Nov. 8, 2006: News Sports Insights
 












News

Sutherland favors tax-sharing plan
By Jeff Gallatin
Bay Village
Published Nov. 8, 2006

Mayor Debbie Sutherland is asking her city team to buy into a plan for sharing income taxes with other Cuyahoga County communities when businesses move from one city to another in the county.

Sutherland, who is also president of the Cuyahoga County Mayors and Managers Association, sent a Nov. 1 memo to the Bay Village City Council and members of her administration asking them to support discussion of and passing a resolution of support for principles advocating sharing the income taxes when the businesses move within the county. The memo came a few days after the 57-member Mayors and Managers Association approved Tax Revenue Sharing Principles, which would support having both the community getting the business and the one losing it share the taxes for up to five years.
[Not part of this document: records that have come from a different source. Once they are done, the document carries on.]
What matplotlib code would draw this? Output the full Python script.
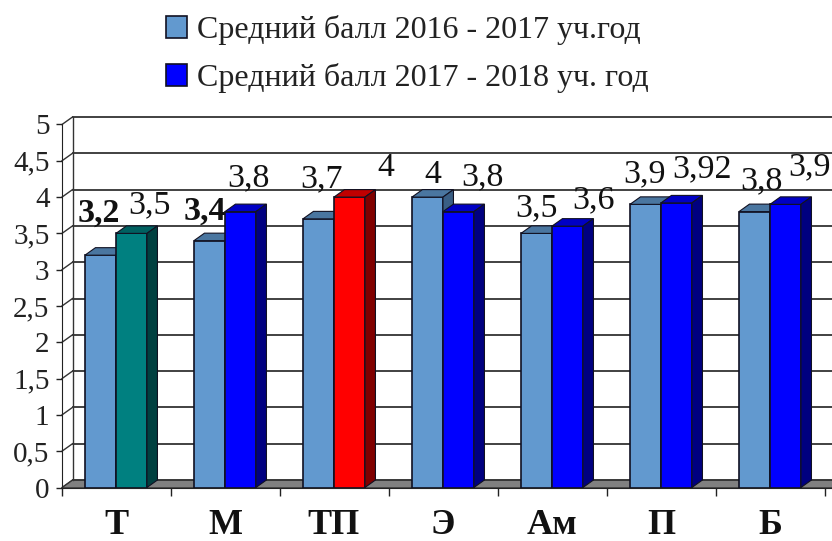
import matplotlib
matplotlib.use("Agg")
import matplotlib.pyplot as plt
from matplotlib.patches import Polygon, Patch

categories = ["Т", "М", "ТП", "Э", "Ам", "П", "Б"]
series_2016 = [3.2, 3.4, 3.7, 4.0, 3.5, 3.9, 3.8]
series_2017 = [3.5, 3.8, 4.0, 3.8, 3.6, 3.92, 3.9]
labels_2016 = ["3,2", "3,4", "3,7", "4", "3,5", "3,9", "3,8"]
labels_2017 = ["3,5", "3,8", "4", "3,8", "3,6", "3,92", "3,9"]
y_ticks = [0, 0.5, 1, 1.5, 2, 2.5, 3, 3.5, 4, 4.5, 5]
y_tick_labels = ["0", "0,5", "1", "1,5", "2", "2,5", "3", "3,5", "4", "4,5", "5"]
legend_names = ["Средний балл 2016 - 2017 уч.год", "Средний балл 2017 - 2018 уч. год"]

# (front, top, side) colours
LIGHT = ("#6299cf", "#4a76a0", "#3a5f85")
BLUE = ("#0000ff", "#0000c4", "#000080")
TEAL = ("#008080", "#006060", "#004040")
RED = ("#ff0000", "#c00000", "#800000")
styles_2017 = [TEAL, BLUE, RED, BLUE, BLUE, BLUE, BLUE]

# label offsets in px from the bar's top-centre
off_2016 = [(-2, 26), (-5, 14), (3, 25), (5, 7), (0, 10), (-1, 15), (7, 15)]
off_2017 = [(18, 13), (8, 18), (36, 14), (24, 19), (26, 11), (26, 19), (24, 22)]
bold_2016 = [True, True, False, False, False, False, False]

W, H = 832, 541
plt.rcParams["font.family"] = ["Liberation Serif", "DejaVu Serif"]
fig = plt.figure(figsize=(W / 100, H / 100), dpi=100)
L, R, Y0, Y5 = 62.0, 825.0, 487.5, 124.5
ax = fig.add_axes([L / W, 1 - Y0 / H, (R - L) / W, (Y0 - Y5) / H])
ax.set_xlim(0, 7)
ax.set_ylim(0, 5)
ax.patch.set_visible(False)
for s in ("top", "right"):
    ax.spines[s].set_visible(False)
ax.spines["left"].set_color("#222222")
ax.spines["bottom"].set_color("#222222")
ax.spines["bottom"].set_bounds(0, 7.2)

ux = (R - L) / 7
uy = (Y0 - Y5) / 5
dx, dy = 10.5 / ux, 7.5 / uy
lw = 1.2
edge = "#111122"

# floor
ax.add_patch(Polygon([(0, 0), (dx, dy), (7.3, dy), (7.3 - dx, 0)], facecolor="#808080",
                     edgecolor="#333333", lw=0.6, zorder=1, clip_on=False))
# back wall grid and left wall ties
for t in y_ticks:
    ax.plot([dx, 7.3], [t + dy, t + dy], color="#333333", lw=1.3, zorder=1.5, clip_on=False)
    ax.plot([0, dx], [t, t + dy], color="#333333", lw=1.0, zorder=1.5, clip_on=False)
ax.plot([dx, dx], [dy, 5 + dy], color="#333333", lw=1.0, zorder=1.5, clip_on=False)

width = 31.0 / ux
x = [i + 0.495 for i in range(len(categories))]


def draw_bar(xc, v, cols, z):
    x0, x1 = xc - width / 2, xc + width / 2
    ax.bar(xc, v, width=width, color=cols[0], edgecolor=edge, lw=lw, zorder=z)
    ax.add_patch(Polygon([(x0, v), (x0 + dx, v + dy), (x1 + dx, v + dy), (x1, v)],
                         facecolor=cols[1], edgecolor=edge, lw=0.8, zorder=z, clip_on=False))
    ax.add_patch(Polygon([(x1, 0), (x1 + dx, dy), (x1 + dx, v + dy), (x1, v)],
                         facecolor=cols[2], edgecolor=edge, lw=0.8, zorder=z, clip_on=False))


for i, xc in enumerate(x):
    draw_bar(xc - width / 2, series_2016[i], LIGHT, 3 + i * 0.01)
    draw_bar(xc + width / 2, series_2017[i], styles_2017[i], 3.005 + i * 0.01)
    ax.annotate(labels_2016[i], (xc - width / 2, series_2016[i]),
                xytext=(off_2016[i][0] * 0.72, off_2016[i][1] * 0.72), textcoords="offset points",
                ha="center", va="bottom", fontsize=24.5,
                fontweight="bold" if bold_2016[i] else "normal", color="#111111", zorder=6)
    ax.annotate(labels_2017[i], (xc + width / 2, series_2017[i]),
                xytext=(off_2017[i][0] * 0.72, off_2017[i][1] * 0.72), textcoords="offset points",
                ha="center", va="bottom", fontsize=24.5, color="#111111", zorder=6)

ax.set_xticks(range(len(categories) + 1))
ax.set_xticklabels([""] * (len(categories) + 1))
ax.tick_params(axis="x", length=5.5, width=1, color="#222222")
ax.set_yticks(y_ticks)
ax.set_yticklabels(y_tick_labels, fontsize=21, color="#222222")
ax.tick_params(axis="y", length=4, width=1, pad=5, color="#222222")
for xc, c in zip(x, categories):
    ax.annotate(c, (xc, 0), xytext=(0, -27.5), textcoords="offset points", ha="center", va="center",
                fontsize=26, fontweight="bold", color="#111111")

handles = [Patch(facecolor=LIGHT[0], edgecolor=edge, lw=1.2), Patch(facecolor=BLUE[0], edgecolor=edge, lw=1.2)]
fig.legend(handles, legend_names, loc="upper left", bbox_to_anchor=(166 / W, 1 - 15 / H),
           bbox_transform=fig.transFigure, frameon=False, fontsize=23,
           handlelength=0.66, handleheight=0.66, handletextpad=0.31, labelspacing=0.565,
           borderpad=0, borderaxespad=0, labelcolor="#222222")
fig.savefig("out.png", dpi=100)
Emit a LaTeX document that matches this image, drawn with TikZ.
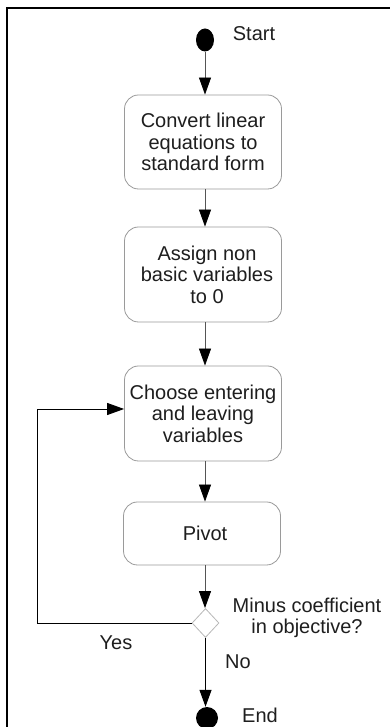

Sutherland said having county cities approve such an arrangement would benefit all communities in the long run.

“One of the glaring challenges that became very apparent early in the discussions was how to coordinate a focused effort on business attraction when so many communities war among themselves and trade businesses through incentives,” Sutherland said in her memo. “The net result is that we all lose, and that certainly does not benefit our region.”

Sutherland said later in the week that she is only asking Bay officials and other communities ultimately to share the income tax from the business moves.

“I want to emphasize that its only for those moves - we certainly would not be sharing our other income taxes or asking other cities to do that,” Sutherland said. “We’ve been working hard as a group in the Mayors Association and with other county groups to try and find ways of stopping communities from poaching businesses from each other. It’s counterproductive and wastes resources and energy in all our communities.”

She said the Mayors and Managers Association and the other groups have worked for close to a year on the principles to come up with a viable plan which would serve all the communities well.

“The principles … will serve as the basis underlying future agreements that may be regional in nature. Only by truly working together can we strengthen this region – preserving and protecting our communities, schools and the livelihoods of our residents,” Sutherland said in the memo. “As you can see from the principles, the probability that the parameters in Bay Village would ever trigger an opportunity to share with another community is minute. As president of the association and one of the architects of the principles, I strongly believe that this is the right thing to do for our region.”

In the principles approved by the association: tax sharing applies to the jobs in existence immediately prior to the move; tax sharing does not apply to new jobs created at the new site and it does not apply when the payroll being moved is less than $500,000 in gross salaries.

Sharing terminates at the earlier of two dates: five years after the move, or when the original host city “back-fills” space at the same payroll value with a similar end-user; provided that A. if the user who moved the jobs adds equivalent new payroll in the original host city, jobs qualify as backfill and B. if a new user fills only part of the vacated space with jobs and payroll of lesser quality, that partial payroll will be deducted from the tax sharing. Tax sharing is a concept based not on poaching, but on an integral part of all business moves within the county.

Sutherland said she plans to discuss the principles with city officials in more detail later this month.

Council President Brian Cruse said the plan has merit.

“It’s just another sign of the growing importance regionalism is going to have for the area,” Cruse said. “We all have to work together to try and survive. This is something I believe would be good for Bay and for other communities.”

Cruse said it’s likely council will consider the resolution by the end of the year.

Westlake Mayor Dennis Clough, who abstained in the vote at the Mayors and Managers Association meeting, said the abstention was due to concerns about Westlake being raided by Lorain County communities.

“It’s a good idea for Cuyahoga County communities. I’m supportive of  working with other communities from there,” Clough said.

He said Westlake traditionally has not used many incentives to draw other businesses into the city.

“We’ve done a good job of attracting businesses with our balance of residential and commercial and a good business climate,” Clough said.

He said the city has only used incentives on a limited basis after the threat of losing businesses to Lorain County became more prevalent.

Clough said it’s likely the city will consider anti-poaching legislation in the future as well.